Sonra geldi o korkunç gece… 17 Kasım, saat üç.
Gecenin sessizliğini tankların uğultusu yırttı.
Demirden bir dev, üniversitenin önünde durdu; etrafında dualar, korkular, umutlar yankılandı.
Kapı bir an sustu; sonra kulakları sağır eden bir gürültüyle yere yıkıldı.
O an yalnızca bir kapı yıkılmadı; bir kuşağın masumiyeti de yıkıldı.
Ama aynı anda başka bir şey doğdu: Özgürlüğe olan inanç… asla sönmeyen, ölümsüz bir ruh.

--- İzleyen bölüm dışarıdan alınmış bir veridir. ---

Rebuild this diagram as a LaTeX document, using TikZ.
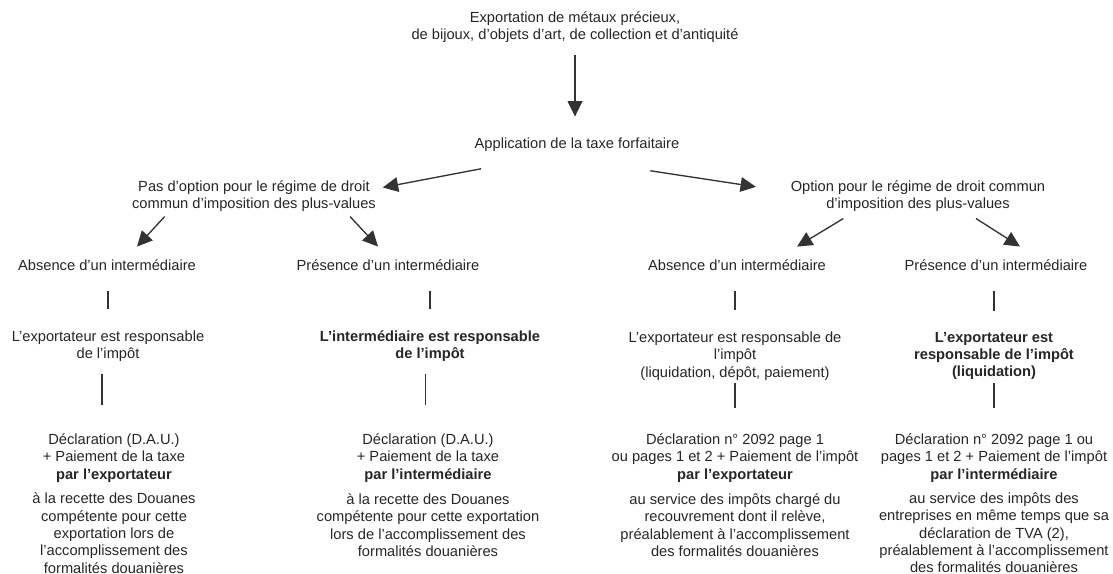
\documentclass[tikz,border=0pt]{standalone}
\usepackage{fontspec}
\setmainfont{Liberation Sans}
\usetikzlibrary{arrows.meta}

\tikzset{
  txt/.style={align=center, inner sep=2pt, text=black!85, font=\fontsize{11}{13}\selectfont},
  arr/.style={draw=black!80, line width=1pt, -{Triangle[length=11.5pt,width=11pt]}},
  bar/.style={draw=black!80, line width=0.9pt},
}

\begin{document}
\begin{tikzpicture}[x=0.75pt, y=-0.75pt]
\useasboundingbox (0,0) rectangle (1113,574);

\node[txt] (top) at (575, 27) {Exportation de métaux précieux,\\de bijoux, d’objets d’art, de collection et d’antiquité};
\node[txt] (app) at (577, 145) {Application de la taxe forfaitaire};
\node[txt] (pas) at (254, 196) {Pas d’option pour le régime de droit\\commun d’imposition des plus-values};
\node[txt] (opt) at (918, 196) {Option pour le régime de droit commun\\d’imposition des plus-values};

\node[txt] (abs1) at (107, 265) {Absence d’un intermédiaire};
\node[txt] (pre1) at (388, 265) {Présence d’un intermédiaire};
\node[txt] (abs2) at (737, 265) {Absence d’un intermédiaire};
\node[txt] (pre2) at (996, 265) {Présence d’un intermédiaire};

\node[txt] (resp1) at (108, 346) {L’exportateur est responsable\\de l’impôt};
\node[txt, font=\fontsize{11}{13}\selectfont\bfseries] (resp2) at (430, 346) {L’intermédiaire est responsable\\de l’impôt};
\node[txt] (resp3) at (735, 356) {L’exportateur est responsable de\\l’impôt\\(liquidation, dépôt, paiement)};
\node[txt, font=\fontsize{11}{13}\selectfont\bfseries] (resp4) at (994, 356) {L’exportateur est\\responsable de l’impôt\\(liquidation)};

\node[txt] (decl1) at (114, 458) {Déclaration (D.A.U.)\\+ Paiement de la taxe\\\textbf{par l’exportateur}};
\node[txt] (decl2) at (428, 458) {Déclaration (D.A.U.)\\+ Paiement de la taxe\\\textbf{par l’intermédiaire}};
\node[txt] (decl3) at (735, 458) {Déclaration n° 2092 page 1\\ou pages 1 et 2 + Paiement de l’impôt\\\textbf{par l’exportateur}};
\node[txt] (decl4) at (994, 458) {Déclaration n° 2092 page 1 ou\\pages 1 et 2 + Paiement de l’impôt\\\textbf{par l’intermédiaire}};

\node[txt] (lieu1) at (114, 533) {à la recette des Douanes\\compétente pour cette\\exportation lors de\\l’accomplissement des\\formalités douanières};
\node[txt] (lieu2) at (428, 525) {à la recette des Douanes\\compétente pour cette exportation\\lors de l’accomplissement des\\formalités douanières};
\node[txt] (lieu3) at (735, 525) {au service des impôts chargé du\\recouvrement dont il relève,\\préalablement à l'accomplissement\\des formalités douanières};
\node[txt] (lieu4) at (994, 533) {au service des impôts des\\entreprises en même temps que sa\\déclaration de TVA (2),\\préalablement à l'accomplissement\\des formalités douanières};

% arrows
\draw[arr, shorten <=7pt, shorten >=14pt] (top.south) -- (top.south |- app.north);
\draw[arr] ([xshift=7pt, yshift=-10.5pt]app.south west) -- ([xshift=3pt, yshift=-7.5pt]pas.north east);
\draw[arr] ([xshift=-24pt, yshift=-12pt]app.south east) -- ([xshift=-24pt, yshift=-7pt]opt.north west);
\draw[arr] ([xshift=-67pt, yshift=-1.5pt]pas.south) -- ([xshift=22.5pt, yshift=7.5pt]abs1.north);
\draw[arr] ([xshift=72pt, yshift=-1.5pt]pas.south) -- ([xshift=-7.5pt, yshift=7.5pt]pre1.north);
\draw[arr] ([xshift=-56pt, yshift=-3pt]opt.south) -- ([xshift=45pt, yshift=7.5pt]abs2.north);
\draw[arr] ([xshift=43.5pt, yshift=-3pt]opt.south) -- ([xshift=18pt, yshift=7.5pt]pre2.north);

% short ticks
\draw[bar, shorten <=13pt, shorten >=14pt] (abs1.south -| resp1.north) -- (resp1.north);
\draw[bar, shorten <=13pt, shorten >=14pt] (pre1.south -| resp2.north) -- (resp2.north);
\draw[bar, shorten <=13pt, shorten >=14pt] (abs2.south -| resp3.north) -- (resp3.north);
\draw[bar, shorten <=13pt, shorten >=14pt] (pre2.south -| resp4.north) -- (resp4.north);

% long bars
\draw[bar, shorten <=7pt, shorten >=19pt] ([xshift=-4.5pt]resp1.south) -- ([xshift=-4.5pt]resp1.south |- decl1.north);
\draw[bar, shorten <=7pt, shorten >=19pt] ([xshift=-3.5pt]resp2.south) -- ([xshift=-3.5pt]resp2.south |- decl2.north);
\draw[bar, shorten <=0pt, shorten >=17pt] (resp3.south) -- (resp3.south |- decl3.north);
\draw[bar, shorten <=0pt, shorten >=17pt] (resp4.south) -- (resp4.south |- decl4.north);

\end{tikzpicture}
\end{document}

O gece 24 kişi öldü ve yüzlerce kişi yaralandı
O bavul… işte her şey onunla başladı.
O küçük eşya, beni tarihin akışına sürükleyen bir anahtar oldu adeta.
Üç gün boyunca oradaydım; sadece son gün, ordu içeri girdiğinde artık içeride değildim.
O günlerde bir halkın özgürlük için nasıl canla başla direndiğini gördüm.
Öyle bir tutkuydu ki bu; insanın yüreğini yakıyor, gözlerine umut dolduruyordu.
Öğrenciler, işçiler, inşaat ustaları, hatta genç askerler…
Hepsi omuz omuzaydı.
Her biri aynı kelimeyi, aynı ideali fısıldıyordu: Özgürlük.
O anlarda hissettiklerimi anlatmak kolay değil.
Böylesine bir birliği, böylesine bir cesareti insan hayatında belki bir kez görür.
Sonrasında yaşananlar artık herkesin bildiği gibi gelişti ve tüm bu fırtınanın doruk noktası, Kıbrıs’taki acı olaylar oldu.